Work to complete: Locate the lines of the listing below that hold "React", then copy each of them.

-- start of Listed entries --

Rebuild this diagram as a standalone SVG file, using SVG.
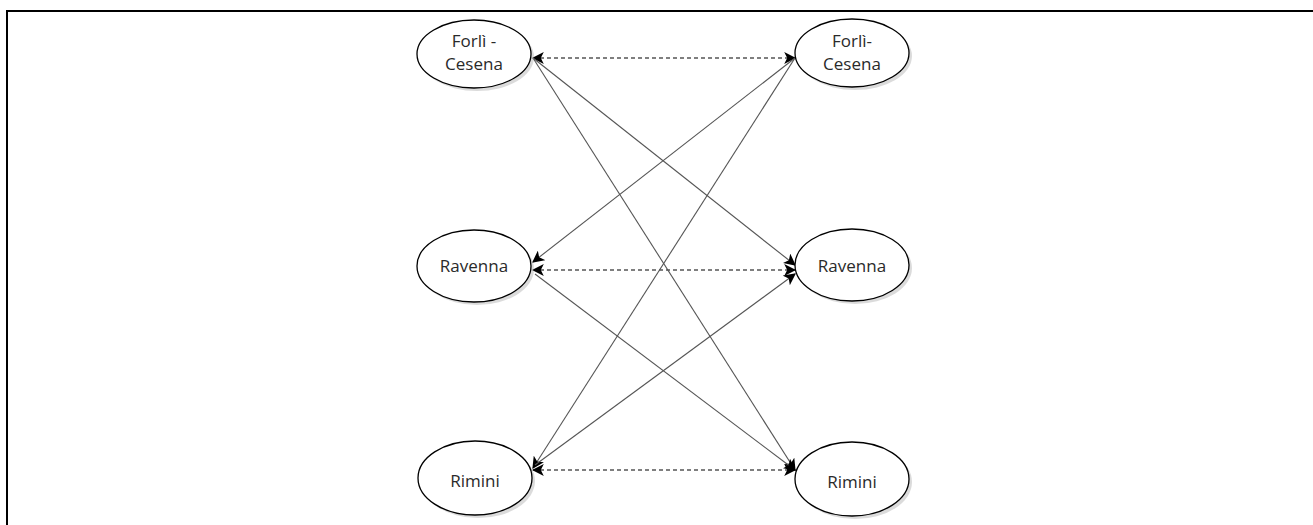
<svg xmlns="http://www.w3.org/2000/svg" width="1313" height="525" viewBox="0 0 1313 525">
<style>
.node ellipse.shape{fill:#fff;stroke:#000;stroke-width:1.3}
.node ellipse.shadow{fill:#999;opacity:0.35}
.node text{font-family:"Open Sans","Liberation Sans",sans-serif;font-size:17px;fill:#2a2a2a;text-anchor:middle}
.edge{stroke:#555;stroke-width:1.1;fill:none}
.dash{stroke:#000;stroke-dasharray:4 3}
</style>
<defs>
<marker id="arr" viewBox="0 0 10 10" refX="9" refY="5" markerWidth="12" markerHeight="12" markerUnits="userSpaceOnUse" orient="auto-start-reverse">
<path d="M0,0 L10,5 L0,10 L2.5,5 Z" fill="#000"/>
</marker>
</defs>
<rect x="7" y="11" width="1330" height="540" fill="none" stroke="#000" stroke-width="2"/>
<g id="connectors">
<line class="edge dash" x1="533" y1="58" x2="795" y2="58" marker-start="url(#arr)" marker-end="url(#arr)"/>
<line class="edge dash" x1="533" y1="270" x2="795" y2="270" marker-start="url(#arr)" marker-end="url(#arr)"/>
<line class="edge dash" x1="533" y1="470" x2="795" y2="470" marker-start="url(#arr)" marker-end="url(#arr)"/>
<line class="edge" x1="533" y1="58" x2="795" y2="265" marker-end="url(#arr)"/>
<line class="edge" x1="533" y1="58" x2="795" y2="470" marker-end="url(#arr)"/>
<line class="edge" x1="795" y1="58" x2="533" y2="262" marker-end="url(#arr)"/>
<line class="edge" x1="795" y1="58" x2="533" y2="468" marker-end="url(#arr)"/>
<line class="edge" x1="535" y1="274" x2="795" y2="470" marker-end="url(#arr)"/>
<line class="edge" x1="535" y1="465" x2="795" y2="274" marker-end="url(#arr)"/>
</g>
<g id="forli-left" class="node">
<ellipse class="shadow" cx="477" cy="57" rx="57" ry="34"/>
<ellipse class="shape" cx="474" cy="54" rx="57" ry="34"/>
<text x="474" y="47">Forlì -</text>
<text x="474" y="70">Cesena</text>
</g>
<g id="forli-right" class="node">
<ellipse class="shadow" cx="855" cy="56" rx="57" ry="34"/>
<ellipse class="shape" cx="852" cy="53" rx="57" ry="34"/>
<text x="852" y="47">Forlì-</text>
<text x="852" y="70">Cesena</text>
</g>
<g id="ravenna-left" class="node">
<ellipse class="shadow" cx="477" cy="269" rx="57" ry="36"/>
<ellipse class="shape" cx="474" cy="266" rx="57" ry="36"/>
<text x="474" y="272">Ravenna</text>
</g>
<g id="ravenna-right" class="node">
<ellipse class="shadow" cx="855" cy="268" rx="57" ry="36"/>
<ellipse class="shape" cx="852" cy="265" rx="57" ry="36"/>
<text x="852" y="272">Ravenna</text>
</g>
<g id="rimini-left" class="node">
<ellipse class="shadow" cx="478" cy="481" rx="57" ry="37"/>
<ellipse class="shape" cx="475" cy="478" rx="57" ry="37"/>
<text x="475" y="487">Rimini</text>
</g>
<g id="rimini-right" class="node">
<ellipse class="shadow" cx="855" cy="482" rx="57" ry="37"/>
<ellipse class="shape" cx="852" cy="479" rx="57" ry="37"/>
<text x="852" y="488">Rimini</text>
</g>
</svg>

-- end of Listed entries --
-- start of Listed entries --

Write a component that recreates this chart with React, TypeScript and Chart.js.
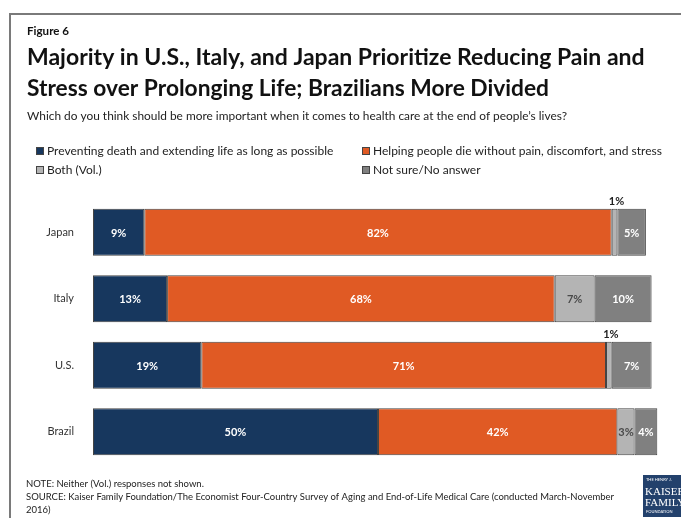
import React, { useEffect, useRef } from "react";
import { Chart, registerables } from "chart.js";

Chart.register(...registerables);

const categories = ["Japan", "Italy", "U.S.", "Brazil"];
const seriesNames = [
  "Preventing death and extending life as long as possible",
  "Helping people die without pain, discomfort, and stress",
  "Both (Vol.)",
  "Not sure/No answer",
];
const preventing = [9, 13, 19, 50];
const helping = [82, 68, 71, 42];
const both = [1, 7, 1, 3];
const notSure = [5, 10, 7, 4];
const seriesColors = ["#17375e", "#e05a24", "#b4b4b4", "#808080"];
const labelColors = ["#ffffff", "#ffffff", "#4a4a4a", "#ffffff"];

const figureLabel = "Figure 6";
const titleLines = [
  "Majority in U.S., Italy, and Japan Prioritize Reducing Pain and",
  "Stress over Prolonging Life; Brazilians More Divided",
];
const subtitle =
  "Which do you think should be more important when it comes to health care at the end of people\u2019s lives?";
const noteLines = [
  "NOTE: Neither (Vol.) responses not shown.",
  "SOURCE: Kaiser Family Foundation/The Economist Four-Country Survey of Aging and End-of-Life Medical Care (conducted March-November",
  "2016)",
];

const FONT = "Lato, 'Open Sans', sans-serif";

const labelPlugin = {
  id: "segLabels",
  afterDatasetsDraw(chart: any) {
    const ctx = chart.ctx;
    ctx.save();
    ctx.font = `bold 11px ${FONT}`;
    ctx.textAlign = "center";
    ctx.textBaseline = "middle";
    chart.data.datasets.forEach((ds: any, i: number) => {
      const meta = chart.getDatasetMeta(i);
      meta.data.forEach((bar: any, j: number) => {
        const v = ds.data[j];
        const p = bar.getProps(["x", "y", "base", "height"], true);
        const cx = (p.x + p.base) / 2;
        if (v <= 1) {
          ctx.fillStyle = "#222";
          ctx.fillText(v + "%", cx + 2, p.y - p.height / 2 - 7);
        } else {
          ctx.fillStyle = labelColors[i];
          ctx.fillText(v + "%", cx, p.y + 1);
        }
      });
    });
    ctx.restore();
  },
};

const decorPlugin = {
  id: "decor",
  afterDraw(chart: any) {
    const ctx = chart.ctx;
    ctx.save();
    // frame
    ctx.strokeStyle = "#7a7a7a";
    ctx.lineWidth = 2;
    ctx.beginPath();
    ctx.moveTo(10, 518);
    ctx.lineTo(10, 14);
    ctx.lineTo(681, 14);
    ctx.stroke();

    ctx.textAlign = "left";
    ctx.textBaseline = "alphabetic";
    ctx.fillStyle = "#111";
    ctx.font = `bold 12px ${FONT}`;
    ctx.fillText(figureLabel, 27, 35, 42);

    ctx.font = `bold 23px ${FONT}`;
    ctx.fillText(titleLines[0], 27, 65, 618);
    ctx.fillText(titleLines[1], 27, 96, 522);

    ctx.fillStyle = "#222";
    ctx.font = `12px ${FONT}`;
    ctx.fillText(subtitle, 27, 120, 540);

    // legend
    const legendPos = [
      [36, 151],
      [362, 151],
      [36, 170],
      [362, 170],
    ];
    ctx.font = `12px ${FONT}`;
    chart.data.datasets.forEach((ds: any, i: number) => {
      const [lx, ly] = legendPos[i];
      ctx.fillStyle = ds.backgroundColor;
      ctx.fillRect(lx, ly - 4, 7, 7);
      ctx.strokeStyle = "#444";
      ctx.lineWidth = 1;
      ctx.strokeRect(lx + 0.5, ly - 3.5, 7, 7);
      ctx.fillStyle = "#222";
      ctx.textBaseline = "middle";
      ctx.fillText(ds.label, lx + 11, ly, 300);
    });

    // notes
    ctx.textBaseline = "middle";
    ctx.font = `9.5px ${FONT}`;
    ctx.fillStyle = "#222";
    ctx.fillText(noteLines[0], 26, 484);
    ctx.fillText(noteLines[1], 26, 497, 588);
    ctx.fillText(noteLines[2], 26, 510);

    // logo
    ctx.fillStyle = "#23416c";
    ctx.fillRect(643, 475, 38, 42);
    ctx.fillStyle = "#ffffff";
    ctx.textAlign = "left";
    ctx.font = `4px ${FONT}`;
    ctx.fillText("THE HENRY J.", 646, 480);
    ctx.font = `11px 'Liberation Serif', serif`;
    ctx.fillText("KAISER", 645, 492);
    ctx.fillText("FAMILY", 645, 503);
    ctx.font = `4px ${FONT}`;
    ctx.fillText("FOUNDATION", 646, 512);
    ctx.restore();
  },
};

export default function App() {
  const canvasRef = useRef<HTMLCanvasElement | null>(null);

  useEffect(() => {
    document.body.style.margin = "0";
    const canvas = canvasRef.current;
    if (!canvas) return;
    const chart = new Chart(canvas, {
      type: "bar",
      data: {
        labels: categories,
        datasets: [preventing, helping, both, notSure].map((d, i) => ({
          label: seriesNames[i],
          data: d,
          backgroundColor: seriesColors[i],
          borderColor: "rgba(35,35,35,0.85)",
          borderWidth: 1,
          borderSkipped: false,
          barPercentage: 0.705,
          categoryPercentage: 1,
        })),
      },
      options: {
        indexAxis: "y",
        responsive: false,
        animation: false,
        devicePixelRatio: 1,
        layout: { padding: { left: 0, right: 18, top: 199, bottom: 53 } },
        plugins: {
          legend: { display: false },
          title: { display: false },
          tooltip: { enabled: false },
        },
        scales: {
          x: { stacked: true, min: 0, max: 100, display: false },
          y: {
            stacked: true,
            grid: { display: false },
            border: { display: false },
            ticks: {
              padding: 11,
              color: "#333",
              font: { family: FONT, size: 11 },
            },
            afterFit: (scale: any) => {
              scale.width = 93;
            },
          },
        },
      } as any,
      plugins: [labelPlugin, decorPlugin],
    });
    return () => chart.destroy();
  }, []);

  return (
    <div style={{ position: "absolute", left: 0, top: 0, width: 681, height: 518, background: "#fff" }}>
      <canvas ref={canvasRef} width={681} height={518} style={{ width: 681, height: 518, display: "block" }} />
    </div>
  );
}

-- end of Listed entries --

Answer to the exercise:
Write a component that recreates this chart with React, TypeScript and Chart.js.
import React, { useEffect, useRef } from "react";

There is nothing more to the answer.